• [Goal]:
Take every line from the first down to the line with "time = np.arange(-120, 661, 3)" and set it down exactly, without the pictures.

• [Given data]:
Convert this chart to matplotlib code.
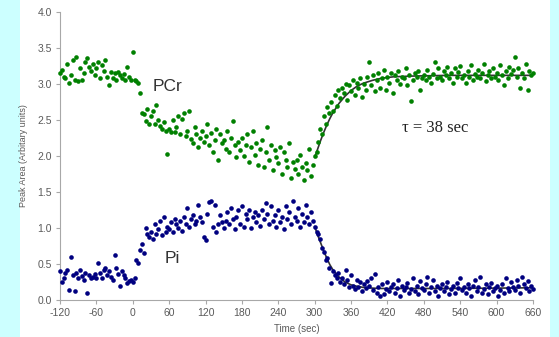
import numpy as np
import matplotlib
matplotlib.use("Agg")
import matplotlib.pyplot as plt
from matplotlib.patches import Rectangle

plt.rcParams["axes.unicode_minus"] = False

# sampling grid of the spectra (one every 3 sec)
time = np.arange(-120, 661, 3)

pcr = [
    3.15, 3.20, 3.10, 3.08, 3.28, 3.02, 3.12, 3.33, 3.05, 3.38,
    3.04, 3.22, 3.06, 3.15, 3.30, 3.36, 3.24, 3.18, 3.28, 3.12,
    3.22, 3.30, 3.08, 3.26, 3.18, 3.33, 3.10, 2.98, 3.17, 3.08,
    3.15, 3.05, 3.16, 3.12, 3.08, 3.14, 3.05, 3.23, 3.10, 3.06,
    3.45, 3.06, 3.04, 3.02, 2.88, 2.60, 2.58, 2.48, 2.65, 2.45,
    2.55, 2.62, 2.44, 2.71, 2.50, 2.42, 2.38, 2.47, 2.35, 2.03,
    2.37, 2.34, 2.50, 2.33, 2.40, 2.55, 2.30, 2.52, 2.60, 2.28,
    2.35, 2.62, 2.23, 2.18, 2.40, 2.30, 2.12, 2.25, 2.35, 2.20,
    2.28, 2.45, 2.15, 2.32, 2.05, 2.22, 2.38, 1.95, 2.30, 2.18,
    2.22, 2.10, 2.35, 2.05, 2.25, 2.48, 2.15, 1.98, 2.20, 2.08,
    2.25, 2.00, 2.15, 2.30, 1.92, 2.12, 2.35, 2.02, 2.18, 1.88,
    2.10, 2.22, 1.85, 2.05, 2.40, 1.95, 2.15, 1.80, 2.08, 1.98,
    1.90, 2.12, 1.75, 2.05, 1.95, 1.85, 2.18, 1.70, 1.92, 1.82,
    1.95, 1.75, 2.02, 1.85, 1.66, 1.90, 1.80, 2.10, 1.72, 1.88,
    2.00, 2.05, 2.20, 2.38, 2.30, 2.55, 2.45, 2.68, 2.60, 2.75,
    2.62, 2.85, 2.70, 2.92, 2.80, 2.95, 2.88, 3.00, 2.78, 2.98,
    2.90, 3.05, 2.85, 3.02, 2.95, 3.08, 2.82, 3.00, 2.92, 3.10,
    3.30, 2.98, 3.12, 2.90, 3.05, 3.15, 2.95, 3.08, 3.20, 2.92,
    3.10, 3.02, 3.15, 2.88, 3.12, 3.05, 3.18, 3.00, 3.10, 3.08,
    3.22, 2.98, 3.12, 2.76, 3.05, 3.15, 3.10, 3.18, 2.92, 3.08,
    3.12, 3.05, 3.20, 3.10, 3.02, 3.14, 3.31, 3.08, 3.22, 3.10,
    3.05, 3.18, 3.12, 3.24, 3.08, 3.15, 3.02, 3.22, 3.10, 3.16,
    3.25, 3.08, 3.12, 3.02, 3.18, 3.10, 3.26, 3.05, 3.14, 3.10,
    3.20, 3.08, 3.15, 3.28, 3.04, 3.12, 3.18, 3.08, 3.22, 3.10,
    3.15, 3.05, 3.26, 3.12, 2.98, 3.18, 3.08, 3.24, 3.14, 3.20,
    3.37, 3.10, 3.22, 2.95, 3.15, 3.08, 3.28, 2.92, 3.18, 3.12,
    3.15,
]

pi = [
    0.40, 0.25, 0.30, 0.38, 0.42, 0.14, 0.60, 0.35, 0.12, 0.38,
    0.30, 0.42, 0.33, 0.28, 0.38, 0.10, 0.35, 0.30, 0.32, 0.36,
    0.30, 0.52, 0.38, 0.30, 0.42, 0.45, 0.35, 0.40, 0.32, 0.28,
    0.62, 0.44, 0.36, 0.20, 0.40, 0.35, 0.30, 0.24, 0.26, 0.28,
    0.25, 0.30, 0.55, 0.52, 0.70, 0.78, 0.65, 1.00, 0.92, 0.88,
    0.95, 0.85, 1.05, 0.92, 0.98, 1.10, 0.90, 1.15, 0.95, 1.02,
    0.98, 1.08, 0.95, 1.12, 1.05, 1.00, 1.10, 0.96, 1.15, 1.05,
    1.28, 1.02, 1.12, 1.18, 1.05, 1.10, 1.32, 1.15, 1.08, 0.88,
    0.83, 1.20, 1.36, 1.38, 1.02, 1.32, 0.95, 1.05, 1.18, 1.08,
    1.00, 1.10, 1.22, 1.06, 1.28, 1.12, 0.98, 1.15, 1.25, 1.05,
    1.30, 1.02, 1.20, 1.12, 1.25, 1.00, 1.15, 1.22, 1.08, 1.18,
    1.03, 1.25, 1.12, 1.35, 1.20, 1.05, 1.30, 1.10, 1.18, 1.02,
    1.25, 1.08, 1.15, 0.98, 1.30, 1.12, 1.22, 1.05, 1.38, 1.15,
    1.10, 1.28, 1.02, 1.20, 1.08, 1.32, 1.15, 1.05, 1.22, 1.10,
    1.02, 0.95, 0.92, 0.85, 0.72, 0.66, 0.55, 0.58, 0.45, 0.24,
    0.40, 0.35, 0.30, 0.38, 0.25, 0.30, 0.22, 0.42, 0.28, 0.18,
    0.35, 0.20, 0.15, 0.28, 0.18, 0.25, 0.12, 0.22, 0.17, 0.26,
    0.20, 0.30, 0.14, 0.36, 0.10, 0.18, 0.06, 0.22, 0.08, 0.15,
    0.25, 0.12, 0.18, 0.22, 0.10, 0.16, 0.28, 0.05, 0.20, 0.14,
    0.18, 0.24, 0.10, 0.15, 0.30, 0.12, 0.20, 0.08, 0.26, 0.16,
    0.14, 0.22, 0.32, 0.10, 0.18, 0.28, 0.12, 0.20, 0.06, 0.16,
    0.22, 0.12, 0.18, 0.25, 0.08, 0.15, 0.20, 0.10, 0.24, 0.16,
    0.30, 0.14, 0.18, 0.10, 0.22, 0.16, 0.06, 0.20, 0.28, 0.12,
    0.18, 0.32, 0.10, 0.15, 0.22, 0.08, 0.18, 0.24, 0.12, 0.16,
    0.20, 0.06, 0.14, 0.22, 0.10, 0.30, 0.16, 0.12, 0.25, 0.18,
    0.14, 0.28, 0.20, 0.10, 0.32, 0.22, 0.16, 0.26, 0.12, 0.20,
    0.15,
]

# fitted recovery curves
fit_t = [300, 305, 310, 315, 320, 325, 330, 340, 350, 360, 370, 380,
         395, 410, 430, 460, 520, 600, 660]
pcr_fit = [1.98, 2.10, 2.22, 2.33, 2.43, 2.52, 2.60, 2.73, 2.83, 2.91, 2.97,
           3.01, 3.05, 3.08, 3.10, 3.11, 3.12, 3.12, 3.12]
pi_fit = [1.02, 0.90, 0.79, 0.68, 0.58, 0.49, 0.42, 0.32, 0.25, 0.21, 0.19,
          0.175, 0.165, 0.16, 0.16, 0.16, 0.16, 0.165, 0.17]

x_ticks = [-120, -60, 0, 60, 120, 180, 240, 300, 360, 420, 480, 540, 600, 660]
y_ticks = [0.0, 0.5, 1.0, 1.5, 2.0, 2.5, 3.0, 3.5, 4.0]

fig = plt.figure(figsize=(5.59, 3.37), dpi=100, facecolor="#ccffff")
# white panel behind the chart, cyan margins left and right
fig.patches.append(Rectangle((20 / 559, 0), 530 / 559, 1, transform=fig.transFigure,
                             facecolor="white", edgecolor="none", zorder=-10))
ax = fig.add_axes([60 / 559, 37 / 337, 473 / 559, 288 / 337])
ax.set_facecolor("none")

ax.plot(fit_t, pcr_fit, color="#333333", lw=1.2, zorder=2)
ax.plot(fit_t, pi_fit, color="#333333", lw=1.2, zorder=2)
ax.scatter(time, pcr, s=11, color="#008000", linewidths=0, zorder=3, clip_on=False)
ax.scatter(time, pi, s=11, color="#000080", linewidths=0, zorder=3, clip_on=False)

ax.text(58, 2.96, "PCr", fontsize=12.5, color="#333333", family="Liberation Sans",
        ha="center", va="center")
ax.text(65, 0.58, "Pi", fontsize=12.5, color="#333333", family="Liberation Sans",
        ha="center", va="center")
ax.text(499, 2.39, "\u03c4 = 38 sec", fontsize=12, color="#222222",
        family="Liberation Serif", ha="center", va="center")

ax.set_xlim(-120, 660)
ax.set_ylim(0, 4)
ax.set_xticks(x_ticks)
ax.set_yticks(y_ticks)
ax.set_yticklabels([f"{v:.1f}" for v in y_ticks])
for side in ["top", "right"]:
    ax.spines[side].set_visible(False)
for side in ["left", "bottom"]:
    ax.spines[side].set_color("#a8a8a8")
    ax.spines[side].set_linewidth(0.8)
ax.tick_params(axis="both", colors="#a8a8a8", labelcolor="#5a5a5a", labelsize=7.5,
               length=3, width=0.8, direction="out", pad=3)
for lab in ax.get_xticklabels() + ax.get_yticklabels():
    lab.set_family("Liberation Sans")

ax.set_xlabel("Time (sec)", fontsize=7, color="#5a5a5a", family="Liberation Sans")
ax.set_ylabel("Peak Area (Arbitary units)", fontsize=6.5, color="#5a5a5a",
              family="Liberation Sans")
ax.xaxis.set_label_coords(0.5, -0.085)
ax.yaxis.set_label_coords(-0.068, 0.5)

fig.savefig("out.png", dpi=100, facecolor=fig.get_facecolor())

• [Answer to the exercise]:
Convert this chart to matplotlib code.
import numpy as np
import matplotlib
matplotlib.use("Agg")
import matplotlib.pyplot as plt
from matplotlib.patches import Rectangle

plt.rcParams["axes.unicode_minus"] = False

# sampling grid of the spectra (one every 3 sec)
time = np.arange(-120, 661, 3)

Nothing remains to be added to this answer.